The Irish Times view on homelessness: a crisis that shames us all

Focus Ireland predicts the number of homeless families will rise during the next four years

The needs of homeless families and children are so compelling that a special effort is essential to provide them with reliable accommodation. Photo: Tom Honan

The needs of homeless families and children are so compelling that a special effort is essential to provide them with reliable accommodation. Photo: Tom Honan

 

The number of homeless families can be expected to rise during the next four years, until the number of new homes being built meets demand, according to Focus Ireland director of advocacy Mike Allen. It is a damning prediction based on official figures and threatens the children of affected families with future psychological problems. Focus Ireland wants the Government to adopt a specific strategy to help vulnerable families avoid homelessness and, where that occurs, to provide secure accommodation.

It is a big ask, particularly in a dysfunctional market. But last month’s Government action in giving the Residential Tenancies Board power to conduct investigations of improper rent increases and the expulsion of tenants should reduce the incidence of such behaviour. It took more than two years for the Government to respond to a widespread flouting of its rent caps by greedy landlords and to provide additional protections for tenants. Some aspects of the new legislation will not take effect until the autumn.

Research by Focus Ireland has shown that three-quarters of the homeless families surveyed had been in lengthy, successful tenancies before landlords withdrew the property from the market. Since then, many had actively – but unsuccessfully – sought new accommodation. More than 3,000 families are now homeless and the major cities, where rent cap increases of four per cent a year were originally introduced, are worst affected. Those most likely to be homeless are single parent, migrant and Traveller families. This would suggest that vulnerable groups faced the most intense exploitation. Families from outside of Ireland who lived and worked here for years and had been in privately rented accommodation, accounted for over half of those affected.

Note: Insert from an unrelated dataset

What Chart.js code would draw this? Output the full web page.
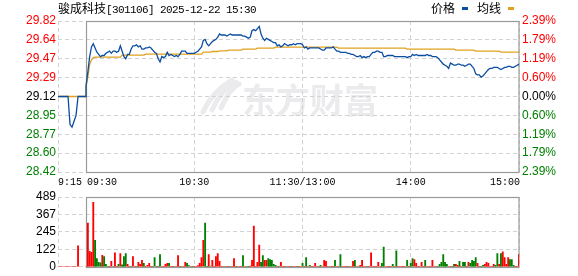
<!DOCTYPE html>
<html>
<head>
<meta charset="utf-8">
<script src="https://cdn.jsdelivr.net/npm/chart.js@4.4.1/dist/chart.umd.min.js"></script>
<style>
  body { margin: 0; background: #fff; }
  #wrap { position: relative; width: 578px; height: 276px; overflow: hidden; }
  canvas { position: absolute; left: 0; }
  #priceChart { top: 0; }
  #volChart { top: 185px; }
  .txt { position: absolute; top: 1px; font: 12px "Noto Sans CJK SC"; line-height: 14px; color: #000; white-space: nowrap; }
  .mono { font: 11px "Liberation Mono"; letter-spacing: -0.6px; }
  .mark { position: absolute; top: 7px; width: 6px; height: 3px; }
</style>
</head>
<body>
<div id="wrap">
  <canvas id="priceChart" width="578" height="185"></canvas>
  <canvas id="volChart" width="578" height="91"></canvas>
  <div class="txt" style="left:58px">骏成科技<span class="mono">[301106] 2025-12-22 15:30</span></div>
  <div class="txt" style="left:431px">价格</div>
  <div class="mark" style="left:462px;background:#0b4da2"></div>
  <div class="txt" style="left:477px">均线</div>
  <div class="mark" style="left:508px;background:#dfa21f"></div>
</div>
<script>
// axis labels
const prevClose = 29.12;
const priceTicks = ['28.42', '28.60', '28.77', '28.95', '29.12', '29.29', '29.47', '29.64', '29.82'];
const pctTicks = ['2.39%', '1.79%', '1.19%', '0.60%', '0.00%', '0.60%', '1.19%', '1.79%', '2.39%'];
const volTicks = [0, 122, 245, 367, 489];
const timeLabels = ['9:15', '09:30', '10:30', '11:30/13:00', '14:00', '15:00'];

// call auction 9:15 - 9:25, one value per minute
const auctionPrice = [29.12, 29.12, 29.12, 29.12, 29.12, 29.12, 28.86, 28.835, 28.89, 28.945, 29.12];
const auctionAvg = [29.12, 29.12, 29.12, 29.12, 29.12, 29.12, 29.12, 29.12, 29.12, 29.12, 29.12];
const auctionVolume = [0, 0, 0, 0, 0, 0, 0, 0, 0, 0, 147];

// trading minutes 9:30 - 15:00 (241 points)
const price = [
  29.22, 29.35, 29.49, 29.58, 29.61, 29.57, 29.53, 29.51, 29.49, 29.50,
  29.50, 29.52, 29.53, 29.54, 29.52, 29.54, 29.54, 29.53, 29.54, 29.59,
  29.54, 29.49, 29.47, 29.51, 29.51, 29.56, 29.59, 29.59, 29.60, 29.58,
  29.59, 29.56, 29.56, 29.57, 29.57, 29.58, 29.57, 29.55, 29.53, 29.52,
  29.47, 29.44, 29.49, 29.48, 29.49, 29.53, 29.50, 29.51, 29.50, 29.49,
  29.50, 29.49, 29.51, 29.54, 29.54, 29.54, 29.52, 29.52, 29.52, 29.52,
  29.52, 29.53, 29.54, 29.56, 29.58, 29.64, 29.65, 29.61, 29.59, 29.61,
  29.63, 29.64, 29.65, 29.67, 29.70, 29.69, 29.69, 29.69, 29.68, 29.69,
  29.70, 29.69, 29.69, 29.69, 29.69, 29.69, 29.69, 29.68, 29.68, 29.67,
  29.66, 29.67, 29.73, 29.74, 29.73, 29.75, 29.77, 29.70, 29.66, 29.64,
  29.66, 29.65, 29.64, 29.63, 29.62, 29.62, 29.59, 29.60, 29.58, 29.59,
  29.61, 29.60, 29.59, 29.60, 29.60, 29.61, 29.60, 29.61, 29.61, 29.61,
  29.60, 29.57, 29.58, 29.56, 29.57, 29.57, 29.57, 29.57, 29.57, 29.57,
  29.56, 29.55, 29.55, 29.57, 29.57, 29.57, 29.57, 29.58, 29.56, 29.54,
  29.54, 29.53, 29.53, 29.53, 29.53, 29.52, 29.52, 29.51, 29.51, 29.50,
  29.49, 29.49, 29.50, 29.48, 29.49, 29.48, 29.49, 29.49, 29.51, 29.53,
  29.53, 29.54, 29.54, 29.53, 29.53, 29.49, 29.49, 29.50, 29.50, 29.50,
  29.50, 29.49, 29.49, 29.49, 29.49, 29.49, 29.49, 29.49, 29.48, 29.49,
  29.49, 29.51, 29.50, 29.51, 29.50, 29.50, 29.50, 29.50, 29.50, 29.51,
  29.50, 29.50, 29.49, 29.49, 29.49, 29.48, 29.46, 29.44, 29.42, 29.41,
  29.40, 29.38, 29.43, 29.42, 29.41, 29.41, 29.42, 29.42, 29.41, 29.41,
  29.40, 29.41, 29.42, 29.42, 29.40, 29.38, 29.33, 29.32, 29.32, 29.30,
  29.31, 29.33, 29.35, 29.37, 29.38, 29.38, 29.39, 29.39, 29.39, 29.38,
  29.37, 29.38, 29.39, 29.39, 29.40, 29.40, 29.39, 29.39, 29.40, 29.41,
  29.42
];
const avgPrice = [
  29.215, 29.30, 29.42, 29.46, 29.48, 29.485, 29.485, 29.485, 29.485, 29.485,
  29.485, 29.485, 29.485, 29.485, 29.485, 29.485, 29.485, 29.485, 29.485, 29.485,
  29.504, 29.504, 29.504, 29.504, 29.504, 29.504, 29.504, 29.504, 29.504, 29.504,
  29.504, 29.504, 29.504, 29.513, 29.513, 29.513, 29.513, 29.513, 29.513, 29.513,
  29.513, 29.513, 29.513, 29.513, 29.513, 29.513, 29.513, 29.513, 29.513, 29.513,
  29.513, 29.513, 29.513, 29.513, 29.513, 29.513, 29.513, 29.513, 29.513, 29.513,
  29.513, 29.513, 29.513, 29.513, 29.513, 29.531, 29.531, 29.531, 29.531, 29.531,
  29.537, 29.537, 29.537, 29.537, 29.543, 29.543, 29.543, 29.543, 29.543, 29.55,
  29.55, 29.55, 29.55, 29.55, 29.55, 29.55, 29.55, 29.559, 29.559, 29.559,
  29.559, 29.559, 29.559, 29.559, 29.559, 29.568, 29.568, 29.568, 29.568, 29.568,
  29.568, 29.568, 29.568, 29.568, 29.568, 29.577, 29.577, 29.577, 29.577, 29.577,
  29.577, 29.577, 29.577, 29.577, 29.577, 29.577, 29.577, 29.577, 29.577, 29.577,
  29.577, 29.577, 29.577, 29.577, 29.577, 29.577, 29.577, 29.577, 29.577, 29.577,
  29.577, 29.577, 29.577, 29.577, 29.577, 29.577, 29.577, 29.577, 29.577, 29.577,
  29.568, 29.568, 29.568, 29.568, 29.568, 29.568, 29.568, 29.568, 29.568, 29.568,
  29.568, 29.568, 29.568, 29.568, 29.568, 29.568, 29.568, 29.568, 29.568, 29.568,
  29.568, 29.568, 29.568, 29.568, 29.568, 29.568, 29.568, 29.568, 29.568, 29.568,
  29.568, 29.568, 29.568, 29.568, 29.568, 29.568, 29.568, 29.568, 29.559, 29.559,
  29.559, 29.559, 29.559, 29.559, 29.559, 29.559, 29.559, 29.559, 29.559, 29.559,
  29.559, 29.559, 29.559, 29.559, 29.559, 29.559, 29.559, 29.559, 29.559, 29.559,
  29.559, 29.559, 29.559, 29.559, 29.559, 29.55, 29.55, 29.55, 29.55, 29.55,
  29.55, 29.55, 29.55, 29.55, 29.55, 29.55, 29.54, 29.54, 29.54, 29.54,
  29.54, 29.54, 29.54, 29.54, 29.54, 29.54, 29.54, 29.54, 29.54, 29.54,
  29.531, 29.531, 29.531, 29.531, 29.531, 29.531, 29.531, 29.531, 29.531, 29.531,
  29.531
];
// volume in lots, sign = direction of the minute (+ up / red, - down / green)
const volume = [
  0, 306, 109, 102, 451, -185, -58, -31, -27, 80,
  -71, -18, -4, 3, 38, -3, 98, 2, -18, 92,
  -13, -71, -92, 18, 3, -2, 71, 3, -2, 31,
  18, 45, -25, 3, 11, 25, 4, -3, -65, 3,
  -4, -85, 4, 3, 18, 25, -25, 3, 4, -3,
  2, 78, 3, -2, 3, 31, -25, -8, 3, -2,
  4, 3, 8, 25, 65, 185, -306, -4, 85, -5,
  45, 3, 71, 92, 38, 4, 3, -2, 4, 3,
  -3, 4, 58, 3, -3, 4, 2, -78, 3, -4,
  -2, 5, 45, 286, 4, 31, 152, -31, -78, 45,
  45, -58, -51, -45, -18, -11, 3, -3, 31, 4,
  3, -4, 3, 3, -3, 2, 3, -2, 3, 2,
  -25, 3, -65, 3, -11, 2, 3, 25, 3, -2,
  -11, 3, 45, 38, 3, -2, 3, 2, -45, 3,
  -4, -85, 3, 2, 3, -3, 2, 3, 38, -45,
  3, -2, 11, 45, 3, 2, -3, 3, 98, 3,
  2, 4, 31, 3, -25, -138, 3, 2, 4, 3,
  -18, 3, -112, 3, 2, 3, 2, 3, -45, 3,
  -25, -58, 51, 25, 3, 2, 31, 3, -45, 3,
  2, 3, 45, 3, 2, -3, -18, -31, -85, -31,
  -18, 3, 4, -3, -18, 18, 11, -38, 3, -31,
  -31, 3, 31, -25, -45, -38, -65, 25, 3, -4,
  -11, 18, 31, 25, 3, 2, 18, -11, -92, 18,
  -92, 105, 65, 18, 65, -51, -51, -11, 3, 2,
  85
];

// x axis unit = one trading minute; the auction strip sits left of 9:30
const AUCTION_START = -28 / 1.8;
const AUCTION_STEP = 2 / 1.8;
const auctionX = k => AUCTION_START + k * AUCTION_STEP;
const timeMinutes = [AUCTION_START, 0, 60, 120, 180, 240];
const timeAlign = ['left', 'left', 'center', 'center', 'center', 'right'];
const timeShift = [0, 1, 0, 0, 0, 1];

const RED = '#ff0000';
const GREEN = '#008000';
const GRID = '#d2d2d2';
const DASH = [4, 3];
const numFont = { family: 'Liberation Sans', size: 12 };

const pricePts = auctionPrice.map((p, k) => ({ x: auctionX(k), y: p }))
  .concat([{ x: 0, y: auctionPrice[auctionPrice.length - 1] }])
  .concat(price.map((p, m) => ({ x: m, y: p })));
const avgPts = auctionAvg.map((p, k) => ({ x: auctionX(k), y: p }))
  .concat([{ x: 0, y: auctionAvg[auctionAvg.length - 1] }])
  .concat(avgPrice.map((p, m) => ({ x: m, y: p })));
const volPts = auctionVolume.map((v, k) => ({ x: auctionX(k), y: v }))
  .concat(volume.map((v, m) => ({ x: m, y: Math.abs(v) })));
const volColors = auctionVolume.map(() => RED)
  .concat(volume.map(v => v < 0 ? GREEN : RED));

function sideColor(i, n) {
  const mid = (n - 1) / 2;
  if (i > mid) return RED;
  if (i < mid) return GREEN;
  return '#000';
}

function evenTicks(labels) {
  return s => {
    s.ticks = labels.map((t, i) => ({ value: s.min + i * (s.max - s.min) / (labels.length - 1) }));
  };
}

// solid frame of the trading session, the auction strip keeps dashed lines
const frame = {
  id: 'frame',
  beforeDatasetsDraw(chart) {
    const { ctx, chartArea: a, scales: { x } } = chart;
    const left = Math.round(x.getPixelForValue(0)) + 0.5;
    const top = Math.round(a.top) + 0.5;
    ctx.save();
    ctx.strokeStyle = '#999';
    ctx.lineWidth = 1.2;
    ctx.strokeRect(left, top, Math.round(a.right) - left, Math.round(a.bottom) - Math.round(a.top));
    ctx.restore();
  }
};

const watermark = {
  id: 'watermark',
  beforeDraw(chart) {
    const ctx = chart.ctx;
    ctx.save();
    ctx.fillStyle = '#ebebee';
    ctx.strokeStyle = '#ebebee';
    ctx.font = 'bold 34px "Noto Sans CJK SC"';
    ctx.textBaseline = 'alphabetic';
    ctx.fillText('东方财富', 242, 113);
    ctx.lineWidth = 5;
    ctx.lineCap = 'round';
    [[0, 0], [9, 2], [18, 4]].forEach(([dx, dy]) => {
      ctx.beginPath();
      ctx.moveTo(203 + dx, 112 - dy);
      ctx.quadraticCurveTo(212 + dx, 92 - dy, 232 + dx * 0.4, 80 + dy);
      ctx.stroke();
    });
    ctx.restore();
  }
};

const timeAxis = {
  id: 'timeAxis',
  afterDraw(chart) {
    const { ctx, chartArea: a, scales: { x } } = chart;
    ctx.save();
    ctx.font = '10px "Liberation Mono"';
    ctx.fillStyle = '#000';
    ctx.textBaseline = 'middle';
    timeLabels.forEach((t, i) => {
      ctx.textAlign = timeAlign[i];
      ctx.fillText(t, x.getPixelForValue(timeMinutes[i]) + timeShift[i], a.bottom + 10);
    });
    ctx.restore();
  }
};

const xAxis = (h) => ({
  type: 'linear',
  min: AUCTION_START,
  max: 240,
  offset: false,
  afterBuildTicks: s => { s.ticks = timeMinutes.map(v => ({ value: v })); },
  afterFit: s => { s.height = h; },
  ticks: { display: false },
  grid: { color: GRID, drawTicks: false, offset: false },
  border: { display: false, dash: DASH }
});

new Chart(document.getElementById('priceChart'), {
  type: 'line',
  data: {
    datasets: [
      { data: pricePts, borderColor: '#0b4da2', borderWidth: 1.3 },
      { data: avgPts, borderColor: '#dfa21f', borderWidth: 1.3 }
    ]
  },
  options: {
    responsive: false,
    animation: false,
    layout: { padding: { top: 21 } },
    elements: { point: { radius: 0 }, line: { tension: 0 } },
    plugins: { legend: { display: false }, tooltip: { enabled: false } },
    scales: {
      x: xAxis(13),
      y: {
        position: 'left',
        min: 28.42,
        max: 29.82,
        afterBuildTicks: evenTicks(priceTicks),
        afterFit: s => { s.width = 58; },
        ticks: {
          autoSkip: false,
          padding: 2,
          font: numFont,
          callback: (v, i) => priceTicks[i],
          color: c => sideColor(c.index, priceTicks.length)
        },
        grid: { color: GRID, drawTicks: false },
        border: { display: false, dash: DASH }
      },
      y2: {
        axis: 'y',
        position: 'right',
        min: 28.42,
        max: 29.82,
        afterBuildTicks: evenTicks(pctTicks),
        afterFit: s => { s.width = 59; },
        ticks: {
          autoSkip: false,
          padding: 3,
          font: numFont,
          callback: (v, i) => pctTicks[i],
          color: c => sideColor(c.index, pctTicks.length)
        },
        grid: { display: false, drawTicks: false },
        border: { display: false }
      }
    }
  },
  plugins: [watermark, frame, timeAxis]
});

new Chart(document.getElementById('volChart'), {
  type: 'bar',
  data: {
    datasets: [{ data: volPts, backgroundColor: volColors, barThickness: 1.2 }]
  },
  options: {
    responsive: false,
    animation: false,
    layout: { padding: { top: 12, right: 59 } },
    plugins: { legend: { display: false }, tooltip: { enabled: false } },
    scales: {
      x: xAxis(6.5),
      y: {
        min: 0,
        max: 489,
        afterBuildTicks: s => { s.ticks = volTicks.map(v => ({ value: v })); },
        afterFit: s => { s.width = 58; },
        ticks: { autoSkip: false, padding: 2, font: numFont, color: '#000' },
        grid: { color: GRID, drawTicks: false },
        border: { display: false, dash: DASH }
      }
    }
  },
  plugins: [frame]
});
</script>
</body>
</html>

The problem is acute in Dublin. But the housing charity Threshold reports there are “huge issues” in the private rental sector in Cork, forcing homeless families to seek accommodation in guest houses and B&Bs in Limerick. It blames the termination of tenancies for one-third of homeless cases and it says there is insufficient accommodation to meet the needs of these families.

It all comes down to a general shortage of housing; an excessive reliance on the private rental sector and insufficient investment by local authorities in social housing. Where local authorities once built one-quarter of new homes, they now provide about half of that figure. The effect of this is evident in the number of homeless families; excessive rent increases and the concerns of Ombudsman for Children Niall Muldoon that young homeless children may develop psychological problems. The Government is under pressure to control spending but, in this instance, the needs of homeless families and children are so compelling that a special effort is essential to provide them with reliable accommodation.